4. The necessity of establishing in the Conference on Disarmament an appropriate subsidiary body with a mandate to deal with nuclear disarmament. The Conference on Disarmament is urged to agree on a programme of work which includes the immediate establishment of such a body.

5. The principle of irreversibility to apply to nuclear disarmament, nuclear and other related arms control and reduction measures.

6. An unequivocal undertaking by the nuclear-weapon States to accomplish the total elimination of their nuclear arsenals leading to nuclear disarmament to which all States parties are committed under Article VI.

7. The early entry into force and full implementation of START II and the conclusion of START III as soon as possible while preserving and strengthening the ABM Treaty as a cornerstone of strategic stability and as a basis for further reductions of strategic offensive weapons, in accordance with its provisions.

8. The completion and implementation of the Trilateral Initiative between the United States of America, Russian Federation and the International Atomic Energy Agency.
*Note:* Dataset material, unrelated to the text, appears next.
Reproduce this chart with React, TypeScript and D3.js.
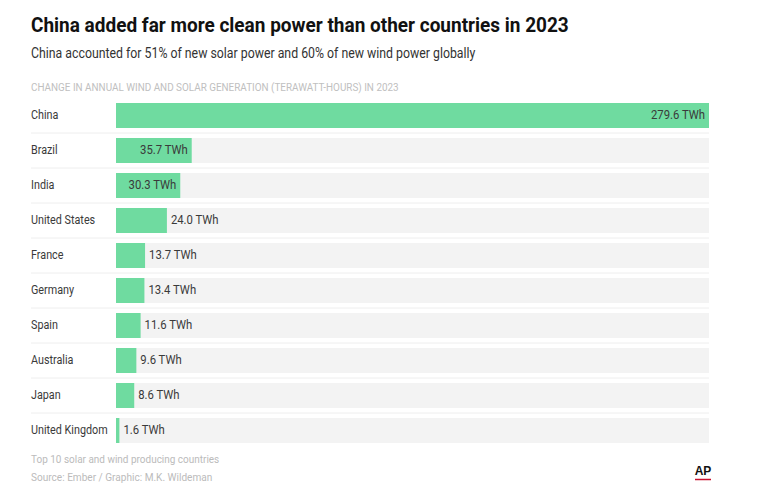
import React from "react";
import * as d3 from "d3";

const countries = ["China", "Brazil", "India", "United States", "France", "Germany", "Spain", "Australia", "Japan", "United Kingdom"];
const values = [279.6, 35.7, 30.3, 24.0, 13.7, 13.4, 11.6, 9.6, 8.6, 1.6];

const title = "China added far more clean power than other countries in 2023";
const subtitle = "China accounted for 51% of new solar power and 60% of new wind power globally";
const axisLabel = "CHANGE IN ANNUAL WIND AND SOLAR GENERATION (TERAWATT-HOURS) IN 2023";
const note = "Top 10 solar and wind producing countries";
const source = "Source: Ember / Graphic: M.K. Wildeman";

const W = 768;
const H = 498;
const FONT = "Roboto, sans-serif";

function CText(props: any) {
  const { x, y, sx, children, ...rest } = props;
  return (
    <text transform={`translate(${x},${y}) scale(${sx},1)`} {...rest}>{children}</text>
  );
}

export default function App() {
  const x = d3.scaleLinear().domain([0, d3.max(values) as number]).range([116, 709]);
  const y = d3.scaleBand().domain(countries).range([98, 448]).paddingInner(0);
  const barH = 25;
  return (
    <svg width={W} height={H} style={{ position: "absolute", left: 0, top: 0, background: "#fff" }} fontFamily={FONT}>
      <CText x={31} y={32} sx={0.905} fontSize={21} fontWeight="bold" fill="#111">{title}</CText>
      <CText x={31} y={58} sx={0.85} fontSize={14.5} fill="#333">{subtitle}</CText>
      <CText x={31} y={91} sx={0.9} fontSize={11} fill="#c0c0c0">{axisLabel}</CText>
      {countries.map((c, i) => {
        const yc = (y(c) as number) + y.bandwidth() / 2;
        const v = values[i];
        const x1 = x(v);
        const inside = x1 - x(0) > 60;
        const label = `${v.toFixed(1)} TWh`;
        return (
          <g key={c}>
            {i > 0 && <line x1={31} x2={709} y1={y(c)} y2={y(c)} stroke="#eee" strokeWidth={1} />}
            <rect x={x(0)} y={yc - barH / 2} width={x(d3.max(values) as number) - x(0)} height={barH} fill="#f3f3f3" />
            <rect x={x(0)} y={yc - barH / 2} width={Math.max(2.5, x1 - x(0))} height={barH} fill="#6fdba0" />
            <CText x={31} y={yc + 3.5} sx={0.83} fontSize={13} fill="#3a3a3a">{c}</CText>
            <CText x={inside ? x1 - 4 : Math.max(x1, x(0) + 2.5) + 4} y={yc + 3.5} sx={0.87} fontSize={13} fill="#3a3a3a" textAnchor={inside ? "end" : "start"}>{label}</CText>
          </g>
        );
      })}
      <CText x={31} y={463} sx={0.95} fontSize={10.5} fill="#bbb">{note}</CText>
      <CText x={31} y={481} sx={0.96} fontSize={10.5} fill="#bbb">{source}</CText>
      <text x={703} y={475} fontSize={12} fontWeight="bold" fill="#111" textAnchor="middle" fontFamily="'Liberation Sans', sans-serif">AP</text>
      <line x1={695} x2={711} y1={479.5} y2={479.5} stroke="#c8102e" strokeWidth={1.5} />
    </svg>
  );
}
9. Steps by all the nuclear-weapon States leading to nuclear disarmament in a way that promotes international stability, and based on the principle of undiminished security for all:

- Further efforts by the nuclear-weapon States to reduce their nuclear arsenals unilaterally
- Increased transparency by the nuclear-weapon States with regard to the nuclear weapons capabilities and the implementation of agreements pursuant to Article VI and as a voluntary confidence-building measure to support further progress on nuclear disarmament
- The further reduction of non-strategic nuclear weapons, based on unilateral initiatives and as an integral part of the nuclear arms reduction and disarmament process
- Concrete agreed measures to further reduce the operational status of nuclear weapons systems
- A diminishing role for nuclear weapons in security policies to minimize the risk that these weapons ever be used and to facilitate the process of their total elimination
- The engagement as soon as appropriate of all the nuclear-weapon States in the process leading to the total elimination of their nuclear weapons

10. Arrangements by all nuclear-weapon States to place, as soon as practicable, fissile material designated by each of them as no longer required for military purposes under IAEA or other relevant international verification and arrangements for the disposition of such material for peaceful purposes, to ensure that such material remains permanently outside of military programmes.

11. Reaffirmation that the ultimate objective of the efforts of States in the disarmament process is general and complete disarmament under effective international control.

12. Regular reports, within the framework of the NPT strengthened review process, by all States parties on the implementation of Article VI and paragraph 4 (c) of the 1995 Decision on "Principles and Objectives for Nuclear Non-Proliferation and Disarmament", and recalling the Advisory Opinion of the International Court of Justice of 8 July 1996.

13. The further development of the verification capabilities that will be required to provide assurance of compliance with nuclear disarmament agreements for the achievement and maintenance of a nuclear-weapon-free world.